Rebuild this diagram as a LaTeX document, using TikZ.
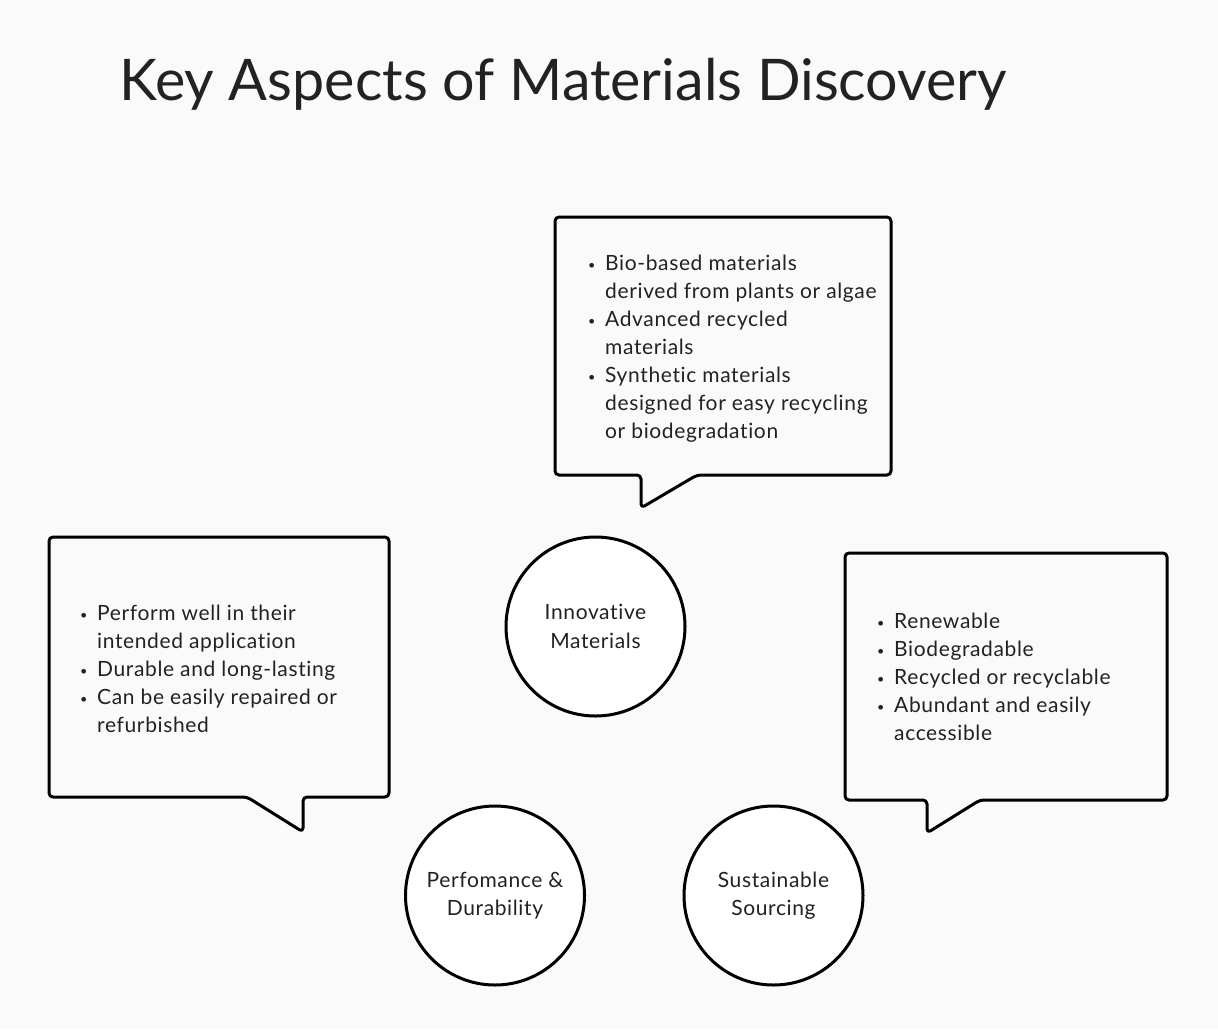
\documentclass[tikz,border=0pt]{standalone}
\usepackage{fontspec}
\setmainfont{Lato}[Ligatures=NoCommon]
\newfontfamily\bodyfont{Lato}[Ligatures=NoCommon,LetterSpace=3]
\definecolor{bg}{HTML}{FAFAFA}
\definecolor{ink}{HTML}{222222}
\begin{document}
\begin{tikzpicture}[x=1pt,y=-1pt,
  callout/.style={draw=black,line width=3pt,fill=bg,rounded corners=4pt,line join=round},
  hub/.style={draw=black,line width=3pt,fill=white,circle,minimum size=179pt,inner sep=0pt,
    font=\bodyfont\fontsize{21}{28.5}\selectfont,text=ink,align=center},
  bullets/.style={anchor=north west,inner sep=0pt,font=\bodyfont\fontsize{21}{28}\selectfont,text=ink,align=left},
]
\newcommand{\bul}{\makebox[17pt][l]{\raisebox{1.5pt}{\scalebox{0.6}{\textbullet}}}}
\newcommand{\ind}{\hspace*{17pt}}
\fill[bg] (0,0) rectangle (1218,1029);
\useasboundingbox (0,0) rectangle (1218,1029);

\node[anchor=base west,inner sep=0pt,font=\fontsize{57.4}{60}\selectfont,text=ink] (title) at (119,100) {Key Aspects of Materials Discovery};

% callouts
\draw[callout] (555,217) -- (891,217) -- (891,475) -- (697,475) -- (641,508) -- (641,475) -- (555,475) -- cycle;
\draw[callout] (49,537) -- (389,537) -- (389,797) -- (303,797) -- (303,832) -- (247,797) -- (49,797) -- cycle;
\draw[callout] (845,553) -- (1167,553) -- (1167,800) -- (980,800) -- (927,833) -- (927,800) -- (845,800) -- cycle;

\node[bullets] (top) at (588,255) {\bul Bio-based materials\\ \ind derived from plants or algae\\ \bul Advanced recycled\\ \ind materials\\ \bul Synthetic materials\\ \ind designed for easy recycling\\ \ind or biodegradation};
\node[bullets] (left) at (80,605) {\bul Perform well in their\\ \ind intended application\\ \bul Durable and long-lasting\\ \bul Can be easily repaired or\\ \ind refurbished};
\node[bullets] (right) at (877,613) {\bul Renewable\\ \bul Biodegradable\\ \bul Recycled or recyclable\\ \bul Abundant and easily\\ \ind accessible};

% hubs
\node[hub] (innov) at (595.5,626.5) {Innovative\\Materials};
\node[hub] (perf) at (495,895.5) {Perfomance \&\\Durability};
\node[hub] (sust) at (773.5,895.5) {Sustainable\\Sourcing};
\end{tikzpicture}
\end{document}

☆ ☆ ☆

WHAT YOU HAVE TO DO:
Without the pictures, output the full listing exactly as it stands.

EXERCISE SOLUTION:
Rebuild this diagram as a LaTeX document, using TikZ.
\documentclass[tikz,border=0pt]{standalone}
\usepackage{fontspec}
\setmainfont{Lato}[Ligatures=NoCommon]
\newfontfamily\bodyfont{Lato}[Ligatures=NoCommon,LetterSpace=3]
\definecolor{bg}{HTML}{FAFAFA}
\definecolor{ink}{HTML}{222222}
\begin{document}
\begin{tikzpicture}[x=1pt,y=-1pt,
  callout/.style={draw=black,line width=3pt,fill=bg,rounded corners=4pt,line join=round},
  hub/.style={draw=black,line width=3pt,fill=white,circle,minimum size=179pt,inner sep=0pt,
    font=\bodyfont\fontsize{21}{28.5}\selectfont,text=ink,align=center},
  bullets/.style={anchor=north west,inner sep=0pt,font=\bodyfont\fontsize{21}{28}\selectfont,text=ink,align=left},
]
\newcommand{\bul}{\makebox[17pt][l]{\raisebox{1.5pt}{\scalebox{0.6}{\textbullet}}}}
\newcommand{\ind}{\hspace*{17pt}}
\fill[bg] (0,0) rectangle (1218,1029);
\useasboundingbox (0,0) rectangle (1218,1029);

\node[anchor=base west,inner sep=0pt,font=\fontsize{57.4}{60}\selectfont,text=ink] (title) at (119,100) {Key Aspects of Materials Discovery};

% callouts
\draw[callout] (555,217) -- (891,217) -- (891,475) -- (697,475) -- (641,508) -- (641,475) -- (555,475) -- cycle;
\draw[callout] (49,537) -- (389,537) -- (389,797) -- (303,797) -- (303,832) -- (247,797) -- (49,797) -- cycle;
\draw[callout] (845,553) -- (1167,553) -- (1167,800) -- (980,800) -- (927,833) -- (927,800) -- (845,800) -- cycle;

\node[bullets] (top) at (588,255) {\bul Bio-based materials\\ \ind derived from plants or algae\\ \bul Advanced recycled\\ \ind materials\\ \bul Synthetic materials\\ \ind designed for easy recycling\\ \ind or biodegradation};
\node[bullets] (left) at (80,605) {\bul Perform well in their\\ \ind intended application\\ \bul Durable and long-lasting\\ \bul Can be easily repaired or\\ \ind refurbished};
\node[bullets] (right) at (877,613) {\bul Renewable\\ \bul Biodegradable\\ \bul Recycled or recyclable\\ \bul Abundant and easily\\ \ind accessible};

% hubs
\node[hub] (innov) at (595.5,626.5) {Innovative\\Materials};
\node[hub] (perf) at (495,895.5) {Perfomance \&\\Durability};
\node[hub] (sust) at (773.5,895.5) {Sustainable\\Sourcing};
\end{tikzpicture}
\end{document}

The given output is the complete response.